_Stated problem:_ Locate every line in the material below that has the word "chart". Copy each of those lines.

--- begin Supplied material ---

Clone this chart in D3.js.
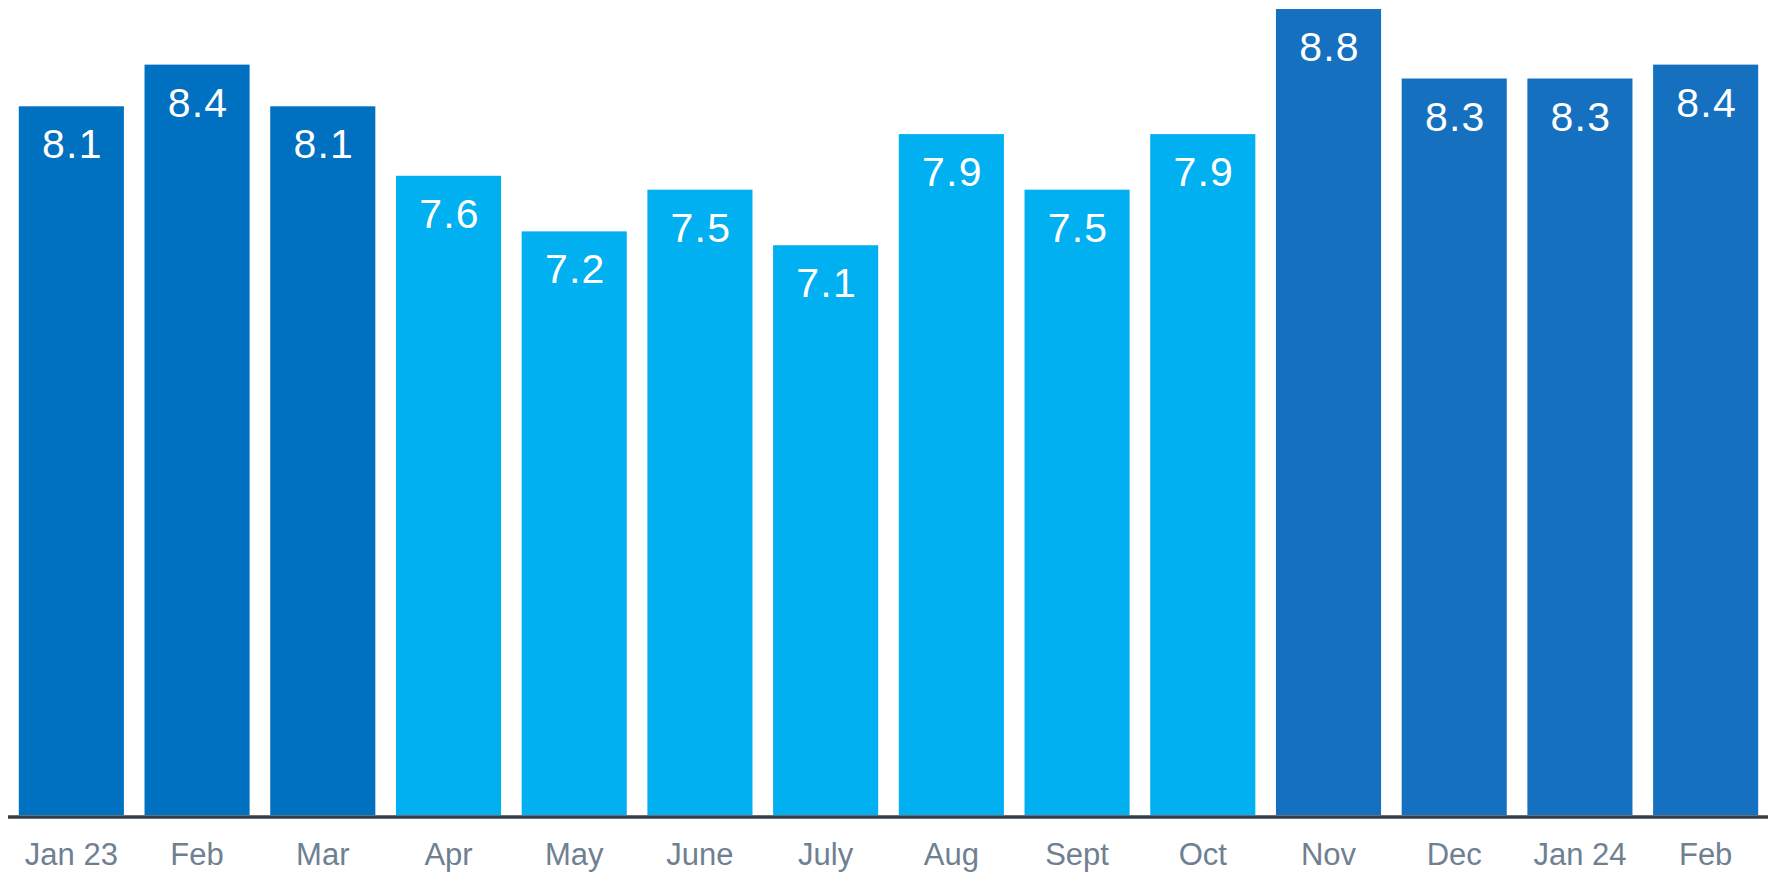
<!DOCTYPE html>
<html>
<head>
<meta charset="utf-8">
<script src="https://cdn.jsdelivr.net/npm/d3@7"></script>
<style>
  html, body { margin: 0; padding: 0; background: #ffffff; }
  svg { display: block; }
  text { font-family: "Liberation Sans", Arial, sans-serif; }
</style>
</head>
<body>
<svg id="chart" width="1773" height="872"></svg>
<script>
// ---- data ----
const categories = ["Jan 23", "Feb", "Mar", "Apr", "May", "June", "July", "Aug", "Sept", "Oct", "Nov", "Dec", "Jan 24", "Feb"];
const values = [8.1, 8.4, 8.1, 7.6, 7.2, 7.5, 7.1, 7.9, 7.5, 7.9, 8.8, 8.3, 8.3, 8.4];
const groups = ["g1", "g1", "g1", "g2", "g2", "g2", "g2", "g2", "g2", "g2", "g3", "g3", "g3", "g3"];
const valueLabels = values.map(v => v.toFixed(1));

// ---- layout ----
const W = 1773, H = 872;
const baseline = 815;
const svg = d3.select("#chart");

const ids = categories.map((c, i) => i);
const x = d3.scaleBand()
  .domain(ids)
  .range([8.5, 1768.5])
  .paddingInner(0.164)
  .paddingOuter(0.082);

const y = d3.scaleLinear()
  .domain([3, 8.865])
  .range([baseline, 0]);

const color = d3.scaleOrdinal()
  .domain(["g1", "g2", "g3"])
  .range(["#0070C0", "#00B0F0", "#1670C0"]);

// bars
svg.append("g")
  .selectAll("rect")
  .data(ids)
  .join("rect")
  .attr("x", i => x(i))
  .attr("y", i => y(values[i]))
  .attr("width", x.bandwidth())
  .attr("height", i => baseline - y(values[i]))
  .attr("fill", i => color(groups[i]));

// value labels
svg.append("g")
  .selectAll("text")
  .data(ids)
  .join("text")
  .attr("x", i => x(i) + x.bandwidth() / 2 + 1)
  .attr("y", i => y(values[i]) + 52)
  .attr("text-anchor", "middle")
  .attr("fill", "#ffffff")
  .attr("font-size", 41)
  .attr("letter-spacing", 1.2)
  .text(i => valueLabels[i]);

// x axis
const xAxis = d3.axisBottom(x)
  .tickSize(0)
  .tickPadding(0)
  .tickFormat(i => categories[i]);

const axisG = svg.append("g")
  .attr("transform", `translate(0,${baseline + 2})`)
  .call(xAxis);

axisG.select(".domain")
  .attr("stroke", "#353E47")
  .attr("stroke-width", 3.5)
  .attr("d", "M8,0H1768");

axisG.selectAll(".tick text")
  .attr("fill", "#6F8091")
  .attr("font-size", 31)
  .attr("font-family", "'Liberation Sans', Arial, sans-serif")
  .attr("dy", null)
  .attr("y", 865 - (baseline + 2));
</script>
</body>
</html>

--- end Supplied material ---

_Response below:_
Clone this chart in D3.js.
<svg id="chart" width="1773" height="872"></svg>
const svg = d3.select("#chart");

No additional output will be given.